From the time Ellyson began instruction in aviation until 29 April 1913, he devoted all of his time to active flying and experimental work in aviation. This included the establishment of Naval Aviation Camps at Annapolis in September 1911 when, with then-Lieutenant John H. Towers, he flew an aircraft from Annapolis to Milford Haven, Virginia, a nonstop distance record for float planes.
In 1917, he had duty at the Naval Academy and with the midshipmen on cruise on USS Wyoming and USS Kansas. On 14 February 1918, he was detached for duty at the Submarine Chaser Base, New London, Connecticut, and in June arrived in London for duty with a submarine chaser squadron at U.S. Naval Base 27 at Plymouth. Ellyson was awarded the Navy Cross for distinguished service in World War I for his development of successful tactics for the submarine chaser squadron.
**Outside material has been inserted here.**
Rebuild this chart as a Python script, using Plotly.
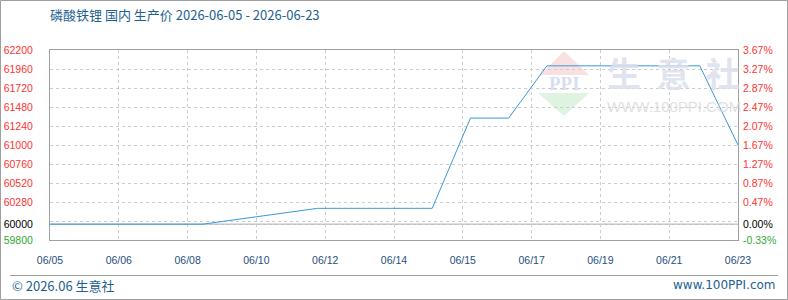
import plotly.graph_objects as go
from datetime import datetime

# ---------------- data ----------------
dates = ["2026-06-05", "2026-06-09", "2026-06-12", "2026-06-15", "2026-06-16",
         "2026-06-17", "2026-06-18", "2026-06-22", "2026-06-23"]
prices = [60000, 60000, 60200, 60200, 61340, 61340, 62000, 62000, 61000]

x_tick_labels = ["06/05", "06/06", "06/08", "06/10", "06/12", "06/14",
                 "06/15", "06/17", "06/19", "06/21", "06/23"]

left_tick_values = [62200, 61960, 61720, 61480, 61240, 61000, 60760, 60520, 60280, 60040, 60000, 59800]
left_tick_labels = ["62200", "61960", "61720", "61480", "61240", "61000", "60760", "60520", "60280", "", "60000", "59800"]
right_tick_labels = ["3.67%", "3.27%", "2.87%", "2.47%", "2.07%", "1.67%", "1.27%", "0.87%", "0.47%", "", "0.00%", "-0.33%"]

base_price = 60000
y_min, y_max = 59800, 62200
title_text = "磷酸铁锂 国内 生产价 2026-06-05 - 2026-06-23"

# ---------------- styling helpers ----------------
RED, BLACK, GREEN = "#ff3333", "#000000", "#33aa33"


def colored(vals, labels):
    out = []
    for v, t in zip(vals, labels):
        c = RED if v > base_price else (BLACK if v == base_price else GREEN)
        out.append(f'<span style="color:{c}">{t}</span>' if t else "")
    return out


start = datetime(2026, 6, 5)
end = datetime(2026, 6, 23)
span = end - start
x_tick_vals = [(start + span * k / 10).strftime("%Y-%m-%d %H:%M:%S") for k in range(11)]

W, H = 788, 300
L, R, T, B = 50, 738, 50, 240


def px(x):
    return (x - L) / (R - L)


def py(y):
    return (B - y) / (B - T)


LINE_COLOR = "#3a98d8"
AX_COLOR = "#a0a0a0"
GRID_COLOR = "#cccccc"
TEXT_BLUE = "#1d5f91"
TICK_BLUE = "#1f4f7f"
TICK_FONT = dict(family="Liberation Sans, Arial, sans-serif", size=10.5)

fig = go.Figure()

fig.add_trace(go.Scatter(x=dates, y=prices, mode="lines",
                         line=dict(color=LINE_COLOR, width=1),
                         hoverinfo="x+y", showlegend=False))
fig.add_trace(go.Scatter(x=dates, y=prices, mode="lines", yaxis="y2",
                         line=dict(color="rgba(0,0,0,0)", width=0),
                         hoverinfo="skip", showlegend=False))

# ---------------- watermark & frame ----------------
shapes = []
shapes.append(dict(type="path", xref="paper", yref="paper", layer="below",
                   path=f"M {px(564)} {py(51)} L {px(589)} {py(75)} L {px(540)} {py(75)} Z",
                   fillcolor="rgba(245,200,200,0.55)", line=dict(width=0)))
shapes.append(dict(type="path", xref="paper", yref="paper", layer="below",
                   path=f"M {px(538)} {py(93)} L {px(589)} {py(93)} L {px(564)} {py(116)} Z",
                   fillcolor="rgba(200,235,205,0.6)", line=dict(width=0)))
shapes.append(dict(type="line", xref="paper", yref="y", x0=0, x1=1,
                   y0=base_price, y1=base_price, layer="below",
                   line=dict(color=AX_COLOR, width=1)))
shapes.append(dict(type="line", xref="paper", yref="paper", x0=px(10), x1=px(778),
                   y0=py(275.5), y1=py(275.5), line=dict(color=AX_COLOR, width=1)))
shapes.append(dict(type="rect", xref="paper", yref="paper", x0=px(0.5), x1=px(787.5),
                   y0=py(0.5), y1=py(299.5), line=dict(color=AX_COLOR, width=1)))

annotations = [
    dict(text="<b>PPI</b>", xref="paper", yref="paper", x=px(564), y=py(83),
         showarrow=False, xanchor="center", yanchor="middle",
         font=dict(family="Liberation Serif, serif", size=19, color="rgba(190,200,230,0.6)")),
    dict(text="<b>生  意  社</b>", xref="paper", yref="paper", x=px(673), y=py(72),
         showarrow=False, xanchor="center", yanchor="middle",
         font=dict(family="Noto Sans CJK SC", size=34, color="rgba(218,224,237,0.85)")),
    dict(text="WWW.100PPI.COM", xref="paper", yref="paper", x=px(674), y=py(106),
         showarrow=False, xanchor="center", yanchor="middle",
         font=dict(family="Liberation Sans Narrow, Liberation Sans, Arial", size=15, color="rgba(215,215,215,0.8)")),
    dict(text="© 2026.06 生意社", xref="paper", yref="paper", x=px(10), y=py(285),
         showarrow=False, xanchor="left", yanchor="middle",
         font=dict(family="Noto Sans CJK SC, sans-serif", size=13, color=TEXT_BLUE)),
    dict(text="www.100PPI.com", xref="paper", yref="paper", x=px(778), y=py(285),
         showarrow=False, xanchor="right", yanchor="middle",
         font=dict(family="DejaVu Sans, Verdana, sans-serif", size=12, color=TEXT_BLUE)),
]

fig.update_layout(
    width=W, height=H,
    margin=dict(l=L, r=W - R, t=T, b=H - B, pad=0, autoexpand=False),
    paper_bgcolor="white", plot_bgcolor="white",
    title=dict(text=title_text, xref="container", yref="container",
               x=L / W, y=1 - 15 / H, xanchor="left", yanchor="middle",
               font=dict(family="Noto Sans CJK SC, sans-serif", size=13, color=TEXT_BLUE)),
    xaxis=dict(type="date", range=[start.strftime("%Y-%m-%d"), end.strftime("%Y-%m-%d")],
               tickvals=x_tick_vals, ticktext=x_tick_labels, automargin=False,
               showgrid=True, gridcolor=GRID_COLOR, griddash="3px,3px", gridwidth=1,
               showline=True, linecolor=AX_COLOR, linewidth=1, mirror=True,
               ticks="", ticklabelstandoff=10,
               tickfont=dict(color=TICK_BLUE, **TICK_FONT), zeroline=False, fixedrange=True),
    yaxis=dict(range=[y_min, y_max], tickvals=left_tick_values, automargin=False,
               ticktext=colored(left_tick_values, left_tick_labels),
               showgrid=True, gridcolor=GRID_COLOR, griddash="3px,3px", gridwidth=1,
               showline=True, linecolor=AX_COLOR, linewidth=1, mirror=True,
               ticks="", ticklabelstandoff=14, tickfont=TICK_FONT, zeroline=False),
    yaxis2=dict(range=[y_min, y_max], overlaying="y", side="right", automargin=False,
                tickvals=left_tick_values,
                ticktext=colored(left_tick_values, right_tick_labels),
                showgrid=False, showline=False, ticks="", ticklabelstandoff=4,
                tickfont=TICK_FONT, zeroline=False),
    shapes=shapes, annotations=annotations,
    showlegend=False,
)

fig.write_html("out.html")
Following the Armistice in 1918, he remained in the European Area, commanding Nucleus Crew 14 (zeppelin) from March to May 1919. Upon his return to the United States, he assisted in fitting out the destroyer USS J. Fred Talbott at William Cramp and Sons, and served on that vessel as commanding officer from the time of her commissioning in June 1919 until July 1920. During the next five months, he commanded the USS Little and USS Brooks.
On 10 January 1921, he was ordered to Hampton Roads, Virginia, to serve for eight months as executive officer of the Naval Air Station, Naval Operating Base. The Bureau of Aeronautics was established in the Navy Department on 1 September 1921, and on 21 October, Commander Ellyson became head of the plans division of that bureau. He remained in that assignment until December 1922, when he became the aviation member of the U.S. Naval Mission to Brazil, cooperating in the reorganization of the Brazilian Navy. He returned to the Bureau of Aeronautics in May 1925.
On 20 July 1925, he assumed command of Torpedo Squadron 1 and from March to June 1926 was executive officer of USS Wright, a seaplane tender. On 23 June 1926, he was ordered to duty in connection with the fitting out of USS Lexington, the Navy's second aircraft carrier, and was on board when she was placed in commission.
Commander Ellyson was killed on 27 February 1928, his 43rd birthday, in the crash of a Loening OL-7 aircraft in the lower Chesapeake Bay while on a night flight from Norfolk, Virginia, to Annapolis, Maryland. His body washed ashore and was recovered in April 1928. He was buried in the Naval Academy Cemetery, in Annapolis.
From Hall of Valor:
The President of the United States of America takes pleasure in presenting the Navy Cross to Commander Theodore Gordon Ellyson, United States Navy, for distinguished service in the line of his profession as Assistant for Operations to Commander, Submarine Chaser Detachment 1, during World War I. Commander Ellyson was largely responsible for the development of successful subchaser tactics and doctrine.
Division: Submarine Chaser Detachment 1
USS Ellyson (DD 454) was named for Theodore; the ship was sponsored by his daughter.
The Commander Theodore Ellyson Aviator Production Excellence Award is awarded each year to the most deserving fleet replacement squadron in the Navy and Marine Corps.